Monday, March 28, 2011

beating a 15-storey Block with nothing but spit and automatism

Writing used to be a morning habit, a ritual before starting things that are regimented and are stamped with deadlines. Lately, writing for myself has been feeling like a chore, something that can be put off until it is forgotten in the daily grind. This happens, I guess. It’s a phase. It’s a phase though that I don’t want to eventually get used to, I want it to be a phase that I’ll always dislike the way people dislike constipation.


I used to write humor and sarcasm (or so I’d like to think) but finding humor these days seems tedious, forced. It’s fascinating how I used to find something funny in bus rides or in Chucks, how I can stop and think about things that interest me or annoy me. I don’t think the humor in little things escape me, I can see them perfectly well now as I did then, it’s just the writing that escapes me I think. That’s not a good image: words evacuating from my brain en masse, slipping through my fingers, landing at the tip of my tongue.
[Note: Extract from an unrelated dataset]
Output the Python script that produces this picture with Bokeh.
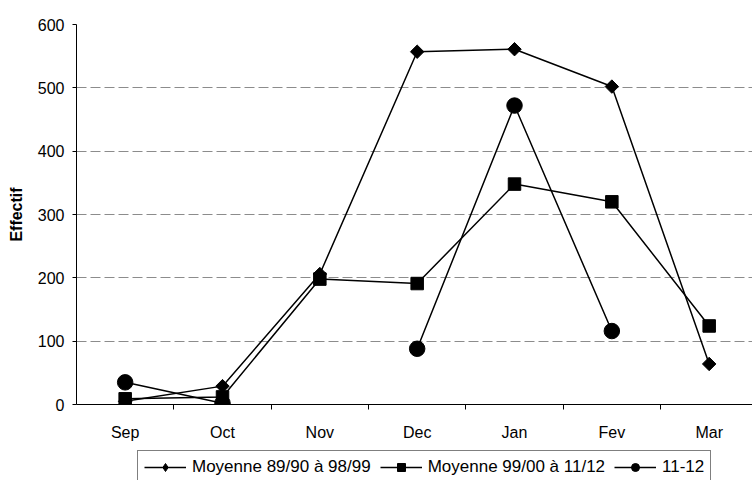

I remember somebody who asked me for tips to fight writer’s block once. I used to think The Block cannot be fought, I used to imagine it as a colossus as tall as a 15-storey building and with massive arms and a club for good measure. The best thing to do, I told this somebody, is to ignore The Block until it becomes bored with you and goes away. You try to skirt past it and you’d just be a pulpy mess afterward. You don’t want to be road kill before your first masterpiece.
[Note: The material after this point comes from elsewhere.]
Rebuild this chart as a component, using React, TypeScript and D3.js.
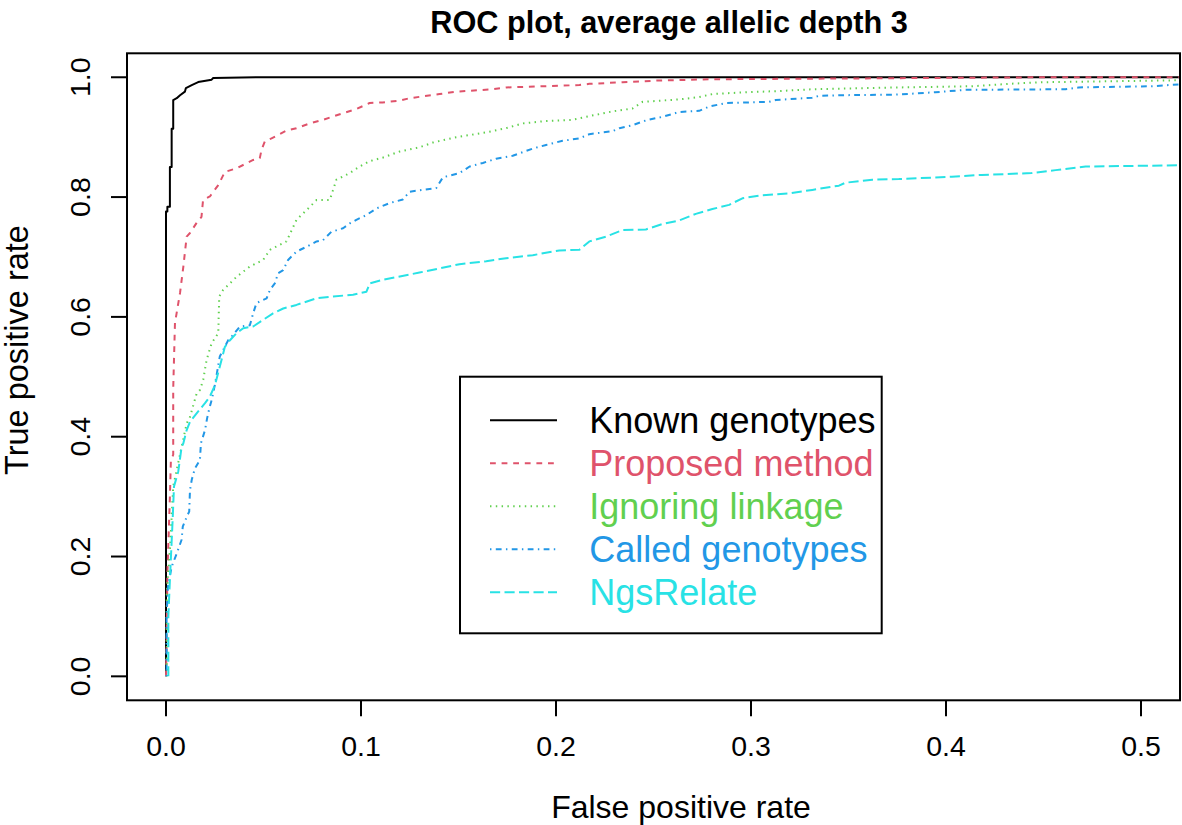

I spoke to my friend Rem about The Block once, how terrified I am of it and how much I hate it for bringing a disconnect between the ideas in my head and the non-existent words on paper. My typical creative process goes a little like this: an idea plops into my head, into the lake of ideas in there, and if the idea is persistent enough, I write it down. With The Block in place I feel that the ideas dissipate into vapor and the lake dries up. Rem says that The Block is something people invent for themselves, made of blocks of responsibilities that do not define a person.


When I thought about it, I thought of Archimedes and water displacement. I have weird thought processes, I know, but let me explain. If the lake is there, and I place The Block colossus into the water, the idea droplets are displaced and overflows.


Did that make sense to you? Oh, and yeah. My way of beating the ogre with a club is to soak it in a lake and write about it. I beat The Block by writing about it. I’m never sure if it works.